Mobilisation of the European Globalisation Adjustment Fund: redundancies in automobile and textiles sectors

2008/2251(ACI)

PURPOSE: to mobilise the European Globalisation Adjustment Fund with respect to the recent redundancies in the automobile sector (Spain) and the textile sector (Lithuania).

LEGISLATIVE ACT: Decision 2008/818/EC of the European Parliament and of the Council on the mobilisation of the European Globalisation Adjustment Fund, in accordance with point 28 of the Interinstitutional Agreement of 17 May 2006 between the European Parliament, the Council and the Commission on budgetary discipline and sound financial management.

CONTENT: this Decision provides that the European Globalisation Adjustment Fund shall be mobilised to provide the sum of EUR 10 770 772in commitment and payment appropriations for the general budget of the European Union for the financial year 2008. The Fund is mobilised in favour of 2 applications made by Spain and Lithuania respectively.
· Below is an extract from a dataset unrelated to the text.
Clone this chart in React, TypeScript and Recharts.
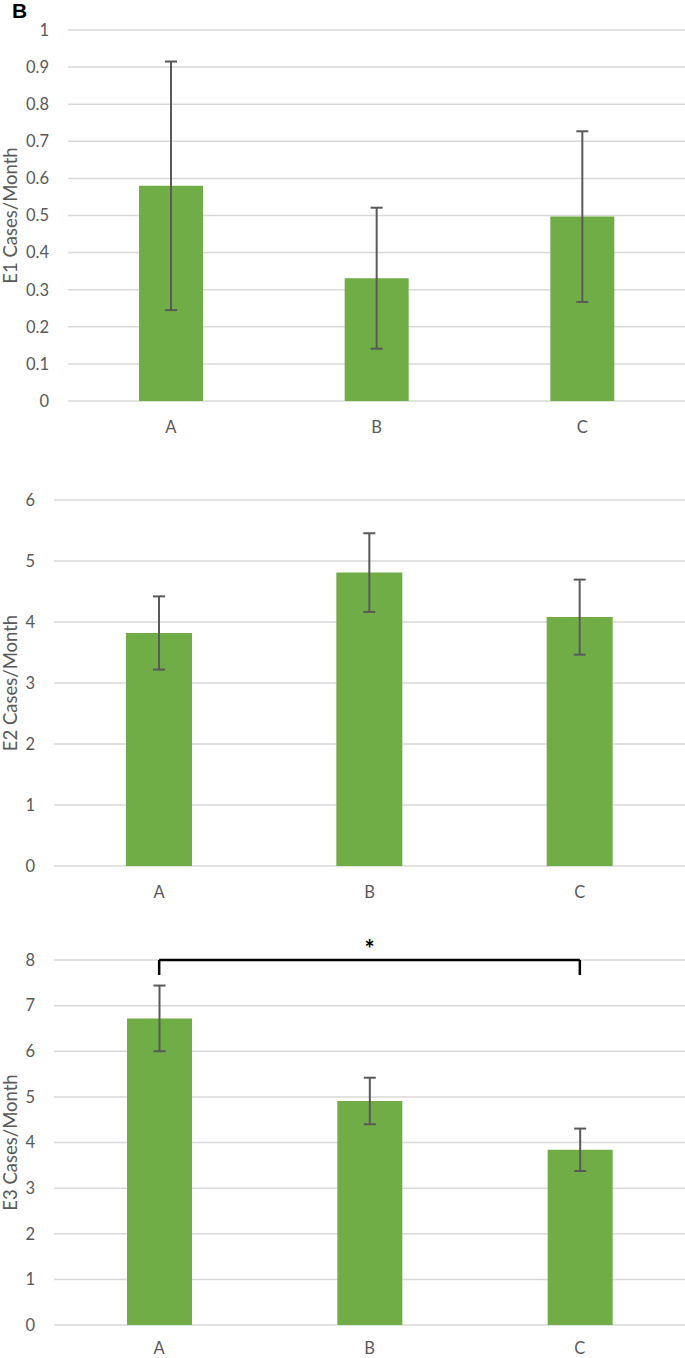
import React from 'react';
import { BarChart, Bar, XAxis, YAxis, CartesianGrid, ErrorBar, ReferenceLine } from 'recharts';

const CATEGORIES = ['A', 'B', 'C'];

const E1_MEANS = [0.58, 0.331, 0.497];
const E1_ERRORS = [0.335, 0.19, 0.23];
const E1_TICKS = [0, 0.1, 0.2, 0.3, 0.4, 0.5, 0.6, 0.7, 0.8, 0.9, 1];

const E2_MEANS = [3.82, 4.81, 4.08];
const E2_ERRORS = [0.6, 0.645, 0.615];
const E2_TICKS = [0, 1, 2, 3, 4, 5, 6];

const E3_MEANS = [6.72, 4.91, 3.84];
const E3_ERRORS = [0.72, 0.51, 0.465];
const E3_TICKS = [0, 1, 2, 3, 4, 5, 6, 7, 8];

const SIG_FROM = 'A';
const SIG_TO = 'C';
const SIG_LEVEL = 8;
const SIG_DROP = 7.67;
const SIG_LABEL = '*';

const build = (means: number[], errs: number[]) =>
  CATEGORIES.map((c, i) => ({ cat: c, mean: means[i], err: errs[i] }));

const FONT = 'Lato, "Open Sans", sans-serif';
const TEXT = '#595959';
const GRID = '#d9d9d9';
const GREEN = '#70ad47';

const yLabel = (text: string) => (props: any) => {
  const vb = props.viewBox || {};
  const x = 10;
  const cy = vb.y + vb.height / 2;
  return (
    <text
      x={x}
      y={cy}
      transform={`rotate(-90 ${x} ${cy})`}
      textAnchor="middle"
      dominantBaseline="central"
      fill={TEXT}
      fontSize={18.5}
      fontFamily={FONT}
    >
      {text}
    </text>
  );
};

type PanelProps = {
  data: any[];
  ticks: number[];
  label: string;
  top: number;
  height: number;
  marginTop: number;
  xHeight: number;
  xMargin: number;
  yWidth: number;
  barSize: number;
  children?: React.ReactNode;
};

const Panel = ({ data, ticks, label, top, height, marginTop, xHeight, xMargin, yWidth, barSize, children }: PanelProps) => (
  <div style={{ position: 'absolute', left: 0, top }}>
    <BarChart
      width={685}
      height={height}
      data={data}
      margin={{ top: marginTop, right: 0, bottom: 0, left: 0 }}
    >
      <CartesianGrid vertical={false} stroke={GRID} strokeWidth={1.5} />
      <XAxis
        dataKey="cat"
        axisLine={false}
        tickLine={false}
        tickSize={0}
        tickMargin={xMargin}
        height={xHeight}
        tick={{ fill: TEXT, fontSize: 16.5, fontFamily: FONT }}
      />
      <YAxis
        width={yWidth}
        domain={[ticks[0], ticks[ticks.length - 1]]}
        ticks={ticks}
        interval={0}
        axisLine={false}
        tickLine={false}
        tickSize={0}
        tickMargin={19}
        tick={{ fill: TEXT, fontSize: 16.5, fontFamily: FONT }}
        label={yLabel(label)}
      />
      <Bar dataKey="mean" fill={GREEN} barSize={barSize} isAnimationActive={false}>
        <ErrorBar dataKey="err" direction="y" stroke="#595959" strokeWidth={2} width={6} isAnimationActive={false} />
      </Bar>
      {children}
    </BarChart>
  </div>
);

export default function App() {
  return (
    <div style={{ position: 'absolute', left: 0, top: 0, width: 685, height: 1358, background: '#fff', overflow: 'hidden' }}>
      <div
        style={{
          position: 'absolute',
          left: 12,
          top: 0,
          fontFamily: '"Liberation Sans", Arial, sans-serif',
          fontWeight: 'bold',
          fontSize: 21,
          lineHeight: '21px',
          color: '#000',
        }}
      >
        B
      </div>
      <Panel
        data={build(E1_MEANS, E1_ERRORS)}
        ticks={E1_TICKS}
        label="E1 Cases/Month"
        top={10}
        height={431}
        marginTop={20}
        xHeight={40}
        xMargin={20}
        yWidth={68}
        barSize={64}
      />
      <Panel
        data={build(E2_MEANS, E2_ERRORS)}
        ticks={E2_TICKS}
        label="E2 Cases/Month"
        top={480}
        height={426}
        marginTop={20}
        xHeight={40}
        xMargin={20}
        yWidth={54}
        barSize={66}
      />
      <Panel
        data={build(E3_MEANS, E3_ERRORS)}
        ticks={E3_TICKS}
        label="E3 Cases/Month"
        top={920}
        height={438}
        marginTop={40}
        xHeight={33}
        xMargin={17}
        yWidth={54}
        barSize={65}
      >
        <ReferenceLine
          segment={[{ x: SIG_FROM, y: SIG_LEVEL }, { x: SIG_TO, y: SIG_LEVEL }]}
          stroke="#000"
          strokeWidth={2.5}
          ifOverflow="visible"
          label={{ value: SIG_LABEL, position: 'top', fill: '#000', fontSize: 24, fontWeight: 'bold', fontFamily: FONT, offset: 2 }}
        />
        <ReferenceLine
          segment={[{ x: SIG_FROM, y: SIG_LEVEL }, { x: SIG_FROM, y: SIG_DROP }]}
          stroke="#000"
          strokeWidth={2.5}
          ifOverflow="visible"
        />
        <ReferenceLine
          segment={[{ x: SIG_TO, y: SIG_LEVEL }, { x: SIG_TO, y: SIG_DROP }]}
          stroke="#000"
          strokeWidth={2.5}
          ifOverflow="visible"
        />
      </Panel>
    </div>
  );
}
On 6 February 2008 Spain submitted an application to deploy the Fund in respect of redundancies in the automobile sector, specifically for workers made redundant by Delphi Automotive Systems España, S.L.U. On 8 May 2008 Lithuania submitted an application to deploy the Fund in respect of redundancies in the textile sector, specifically for workers made redundant by Alytaus Tekstile. These applications comply with the requirements for determining the financial contributions as laid down in Article 10 of Regulation (EC) No 1927/2006 (EGF Regulation).

The Fund is mobilised in order to provide a financial contribution in respect of the applications. The Fund’s contribution to Lithuania’s application is EUR 298 994. Its contribution to Spain’s application is EUR 10 471 778.

The European Globalisation Adjustment Fund was established to provide additional support to workers who suffer from the consequences of major structural changes in world trade patterns and to assist them with their reintegration into the labour market. The Interinstitutional Agreement of 17 May 2006 allows the mobilisation of the Fund within the annual ceiling of EUR 500 million.